Going
Without Teeth In America
By
James Donahue
The last
time I went to a dentist was a few years ago when I had an infected wisdom tooth that was making me sick. I went to a regular
dentist for a referral to an oral surgeon. The oral surgeon pulled two teeth and soaked me for something like $3,000. The
regular dentist got his share just for looking in my mouth.
I had
a little money in savings then so I could pay the bill. But it was such an extravagant bill I decided that it was going to
be the last dental visit I was going to make in my lifetime. Going to the dentist is for the very wealthy, a social group
that I do not belong to.
There
was a time when I was young that going to the dentist was feared because it always meant pain. The price was never that bad.
I remember not too many years back when getting a cavity drilled and filled cost something like eight dollars.
I was
going to that same dentist when my employer began offering dental insurance. It was the first time in my life I had ever had
such insurance. So when I went to the dentist to have another cavity drilled and filled, I proudly reported that I had dental
insurance. That day my bill was $40 and my co-pay was $20. My personal cost for having a cavity fixed had more than doubled
because I had insurance.
When
we were in Arizona in 1996 I had a serious tooth ache and went to a dentist in Holbrook, at the edge of the Navajo Nation.
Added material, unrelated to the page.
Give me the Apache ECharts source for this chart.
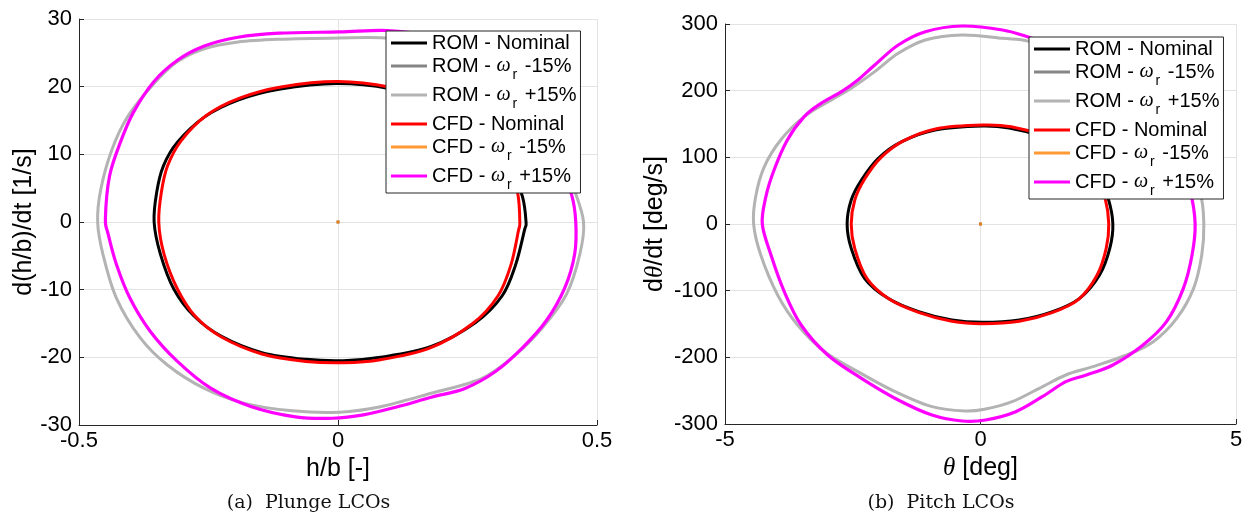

That dentist fixed my problem and installed a crown. His bill was $65.
In 2001
after returning to Michigan, I had another tooth ache and went to a dentist to have it fixed. He wouldn’t look in my
mouth until I had my teeth cleaned. The cost of the cleaning was $100. Then the
dentist looked in my mouth and called in a specialist to pull the tooth. I paid another $300. My option was a trip to a nearby
city to a root canal specialist and then getting a crown. The price was going to be over $3,000. I chose to have the tooth
pulled.
Before
going into permanent retirement I worked for a while at a weekly newspaper that offered dental insurance. I used the insurance
and the money from my job to get as much repair done to my teeth as possible. It involved a couple of root canals, crowns
and a bridge.
It wasn’t
a month after I retired that the bridge broke and one of the crowns popped loose. I cemented everything back together with
crazy glue. The crown held but the bridge only lasted a few months. I now go around without any front teeth so I don’t
smile much. And that is hard to do because I have a sense of humor that keeps my funny bone tickled most of the time. Consequently
most everybody I know also knows I don’t have any front teeth.
Going
around without front teeth used to, and may still have an effect on a person’s social standing in a community. But as
more and more people find themselves in the same boat as I am, it is getting quite common to see people, many of them younger
than I, also appearing in public without teeth.
What
people don’t know is that I don’t have many other teeth either. Those left in my head are either broken or dead
from old root canals. Two teeth are broken off so I just have the roots showing. I refuse to pay the high price of having
the other teeth pulled and then buy dentures so I am waiting for Obama’s health care package in hopes that it might
include dental services.
My options
are to go around a toothless old guy who can’t pronounce his words correctly, or go to Canada and get my dental work
done there.
I watch
the battle raging in Congress and the Senate these days over health care and wonder why these people cannot see what is happening
to Americans. They appear blinded by the fact that they have the finest health insurance coverage available anywhere. But
the rest of us are going without. Most of us ration our visits to the family doctor to the bare few necessary to keep our
prescriptions written. We never go to the doctor because we are sick. That would mean tests, X-rays and other services we
can’t afford.
Anyone
who believes the lies being dished out by the AMA and big pharma, opposing the government health care plans, is either well
heeled financially or a total fool. The rest of us know better.